2008-Aug-11 02:28 UTC

head link

[zfs-discuss] x4500 dead HDD, hung server, unable to boot.

Jorgen Lundman writes:> 
> So unable to login on console. Again we ended up with the problem of 
> knowing which HDD that actually is broken. Turns out to be drive #40. 
> (Has anyone got a map we can print? Since we couldn''t boot it, any
Unix
> commands needed to map are a bit useless, nor do we have a "hd"
utility).
> See http://www.sun.com/servers/x64/x4500/arch-wp.pdf page 21. 

Ian

Jorgen Lundman

2008-Aug-11 02:39 UTC

head link

[zfs-discuss] x4500 dead HDD, hung server, unable to boot.

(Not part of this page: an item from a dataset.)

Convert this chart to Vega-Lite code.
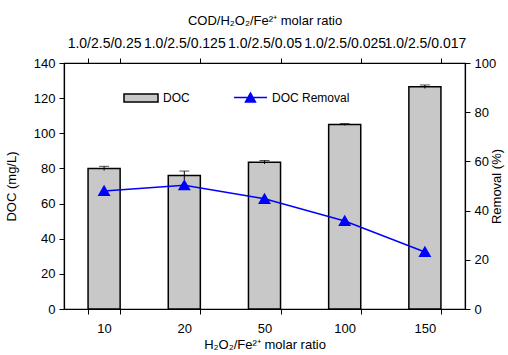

> See http://www.sun.com/servers/x64/x4500/arch-wp.pdf page 21.
> Ian
Referring to Page 20? That does show the drive order, just like it does 
on the box, but not how to map them from the kernel message to drive 
slot number.

Lund


-- 
Jorgen Lundman       | <lundman at lundman.net>
Unix Administrator   | +81 (0)3 -5456-2687 ext 1017 (work)
Shibuya-ku, Tokyo    | +81 (0)90-5578-8500          (cell)
Japan                | +81 (0)3 -3375-1767          (home)

Brent Jones

2008-Aug-11 03:06 UTC

head link

[zfs-discuss] x4500 dead HDD, hung server, unable to boot.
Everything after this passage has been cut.